DWY: He didn't start until he was a little older and he didn't have formal photography training - maybe at that time most people didn't. I do think that often, a lot of young formal training in an art form or medium is a negative thing. I didn't come to film until I was much older and was involved in other things artistically and aesthetically. To me that was a good thing because I didn't feel bound by pre-conceived notions and tendencies that were baked into me. With James, just that idea of working freely and not being worried too much about what it means, who it's going to, and as you see in the movie, he was in a rare position to do this.

PR: Some film production classes teach students that there are methods to making a successful film. Yet you watch films from the Fifties through the Seventies for example, when they were ripping up the book and trying things.

DWY: Well, it's the worst thing in the world because if there's any one truth about filmmaking, is that there are no rules. There are conventions and these things we know work. I think it was someone that had never made a movie before, and they asked David Lynch because they knew him, about eye lines and the 180-degree rule. "Do you have to do that every time?" And he said to them, "No, you don't. You can do whatever you want, but it'll be hard to cut if you don't."

PR: The interesting thing about cinema is we forget that it's still in its infancy. We're yet to explore the limitations of the medium that's still in an experimental phase. The commercialisation and business aspects however pose certain challenges.

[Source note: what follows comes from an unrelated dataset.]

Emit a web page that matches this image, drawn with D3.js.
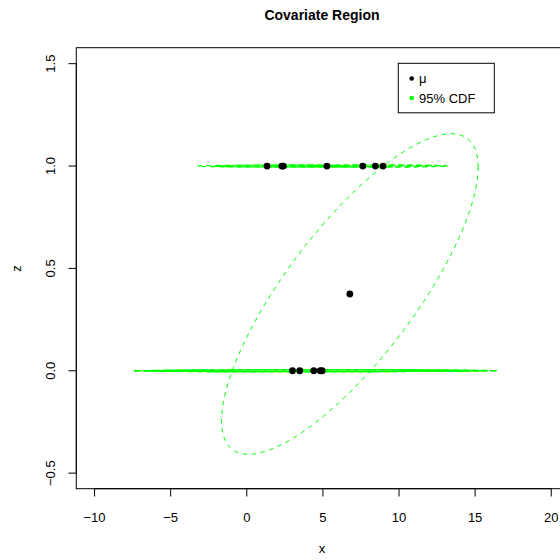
<!DOCTYPE html>
<html>
<head>
<meta charset="utf-8">
<script src="https://cdn.jsdelivr.net/npm/d3@7"></script>
<style>
  html, body { margin: 0; padding: 0; background: #fff; }
  svg { display: block; font-family: "Liberation Sans", Arial, Helvetica, sans-serif; }
</style>
</head>
<body>
<svg id="chart" width="560" height="560"></svg>
<script>
// Observations (x, z) with the half-width of each one's 95% CDF region along x
const obsX = [1.33, 2.30, 2.40, 5.26, 7.62, 8.45, 8.95, 3.00, 3.48, 4.40, 4.82, 4.95];
const obsZ = [1, 1, 1, 1, 1, 1, 1, 0, 0, 0, 0, 0];
const obsHalfX = [4.59, 4.45, 4.40, 4.30, 4.35, 4.30, 4.25, 10.56, 10.9, 11.2, 11.4, 11.48];
const obsHalfZ = 0.0045;

// Mean vector and its 95% region (half-extents along x and z, correlation)
const muX = [6.77];
const muZ = [0.375];
const regionHalfX = 8.43;
const regionHalfZ = 0.783;
const regionRho = 0.79;

const xTicks = [-10, -5, 0, 5, 10, 15, 20];
const zTicks = [-0.5, 0.0, 0.5, 1.0, 1.5];
const legendLabels = ["\u03bc", "95% CDF"];
const legendColors = ["#000000", "#00ff00"];

const svg = d3.select("#chart");
svg.append("rect").attr("width", 560).attr("height", 560).attr("fill", "#fff");

const x = d3.scaleLinear().domain([-11.2, 21.1]).range([76.3, 568]);
const y = d3.scaleLinear().domain([-0.576, 1.578]).range([488.7, 47.7]);

const green = "#00ff00";
const dash = "4.5,4.5";

// Ellipse outline generator: centre (cx, cz), half-extents a, b, correlation r
function ellipsePts(cx, cz, a, b, r, n = 120) {
  const pts = [];
  const s = Math.sqrt(1 - r * r);
  for (let i = 0; i <= n; i++) {
    const t = (i / n) * 2 * Math.PI;
    pts.push([cx + a * Math.cos(t), cz + b * (r * Math.cos(t) + s * Math.sin(t))]);
  }
  return pts;
}
const line = d3.line().x(d => x(d[0])).y(d => y(d[1]));

const plot = svg.append("g");

// Per-observation 95% regions
obsX.forEach((ox, i) => {
  plot.append("path")
    .attr("d", line(ellipsePts(ox, obsZ[i], obsHalfX[i], obsHalfZ, 0.1)))
    .attr("fill", "none")
    .attr("stroke", green)
    .attr("stroke-width", 1.2)
    .attr("stroke-dasharray", dash);
});

// Region for the mean
plot.append("path")
  .attr("d", line(ellipsePts(muX[0], muZ[0], regionHalfX, regionHalfZ, regionRho, 160)))
  .attr("fill", "none")
  .attr("stroke", green)
  .attr("stroke-width", 1)
  .attr("stroke-dasharray", dash);

// Points
plot.selectAll("circle.obs")
  .data(obsX.map((v, i) => [v, obsZ[i]]))
  .join("circle")
  .attr("class", "obs")
  .attr("cx", d => x(d[0]))
  .attr("cy", d => y(d[1]))
  .attr("r", 3.4)
  .attr("fill", "#000");

plot.append("circle")
  .attr("cx", x(muX[0]))
  .attr("cy", y(muZ[0]))
  .attr("r", 3.4)
  .attr("fill", "#000");

// Plot frame
svg.append("rect")
  .attr("x", 76.3).attr("y", 47.7)
  .attr("width", 568 - 76.3).attr("height", 488.7 - 47.7)
  .attr("fill", "none").attr("stroke", "#000").attr("stroke-width", 1);

// X axis
const xAxis = svg.append("g");
xAxis.append("line")
  .attr("x1", x(xTicks[0])).attr("x2", x(xTicks[xTicks.length - 1]))
  .attr("y1", 488.7).attr("y2", 488.7).attr("stroke", "#000");
xAxis.selectAll("line.tick").data(xTicks).join("line")
  .attr("class", "tick")
  .attr("x1", d => x(d)).attr("x2", d => x(d))
  .attr("y1", 488.7).attr("y2", 496.5)
  .attr("stroke", "#000");
xAxis.selectAll("text").data(xTicks).join("text")
  .attr("x", d => x(d)).attr("y", 521.5)
  .attr("text-anchor", "middle")
  .attr("font-size", 13)
  .text(d => d < 0 ? "\u2212" + Math.abs(d) : d);

// Z axis
const yAxis = svg.append("g");
yAxis.append("line")
  .attr("x1", 76.3).attr("x2", 76.3)
  .attr("y1", y(zTicks[0])).attr("y2", y(zTicks[zTicks.length - 1]))
  .attr("stroke", "#000");
yAxis.selectAll("line.tick").data(zTicks).join("line")
  .attr("class", "tick")
  .attr("x1", 68.5).attr("x2", 76.3)
  .attr("y1", d => y(d)).attr("y2", d => y(d))
  .attr("stroke", "#000");
yAxis.selectAll("text").data(zTicks).join("text")
  .attr("transform", d => `translate(55,${y(d)}) rotate(-90)`)
  .attr("text-anchor", "middle")
  .attr("font-size", 13)
  .text(d => (d < 0 ? "\u2212" + Math.abs(d).toFixed(1) : d.toFixed(1)));

// Titles
svg.append("text")
  .attr("x", 322).attr("y", 20)
  .attr("text-anchor", "middle")
  .attr("font-size", 14)
  .attr("font-weight", "bold")
  .text("Covariate Region");
svg.append("text")
  .attr("x", 322).attr("y", 553)
  .attr("text-anchor", "middle")
  .attr("font-size", 13)
  .text("x");
svg.append("text")
  .attr("transform", "translate(21,268.5) rotate(-90)")
  .attr("text-anchor", "middle")
  .attr("font-size", 13)
  .text("z");

// Legend
const lg = svg.append("g");
lg.append("rect")
  .attr("x", 398.3).attr("y", 63.3)
  .attr("width", 96).attr("height", 49.5)
  .attr("fill", "#fff").attr("stroke", "#000");
legendLabels.forEach((lab, i) => {
  const cy = 78.5 + i * 19.5;
  lg.append("circle").attr("cx", 411.7).attr("cy", cy).attr("r", 2.3).attr("fill", legendColors[i]);
  lg.append("text").attr("x", 419).attr("y", cy + 4.5).attr("font-size", 13).text(lab);
});
</script>
</body>
</html>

DWY: Yeah, that's the big one. Cinema has to reckon with not being the dominant form of the moment anymore and what that means. That ties into the commercial too. So, that's a tricky thing.

PR: Listening to James discussing films, you get a sense that cinema was a more dominant art form, which provokes a feeling of nostalgia.

DWY: There's an unavoidable nostalgia, but I wouldn't want to think of it as a nostalgic film. It's hard to discover films like you used to because you read about them in advance online. You, of course, always have a preconceived notion based on where you're seeing it or any number of factors, but you used to not know anything about a film when I was a kid. There were no looking things up online; you happened to go into the theatre to watch something, and you'd be going in cold half the time. And that was great because it can go either way, but that's when you have revelations about films.

PR: It's fitting that our conversation drifts in and out of cinema, given his cinephilia. However, the work of James and his colleagues recorded important domestic and international news stories, yet so many of these publications were not digitised, meaning the words and images are lost to the past. It makes us contemplate the impermanence of it all, and how we're missing much of what was recorded in the moment.

DWY: … Part of the desire of the film is to provide a record of those times and the publications, so they can be referenced and understood, and they will not be lost in time. The values and a lot of what they had to offer can be revisited. Alexandra Jacobs says in the film that a lot of the stuff that was written might not last because it was written in the moment and there was no perspective yet. Still, that original source is important and often some brilliant things are written in the moment that shouldn't be forgotten. She says James's photography is going to last and that's also the beauty of photography. It's not that context isn't helpful, but so much of it doesn't need context at all. You don't need to know, the photo stands alone extraordinarily well for so much of his work.

Uncropped opened theatrically in NY & LA on 26 April and launches on Digital 7 May.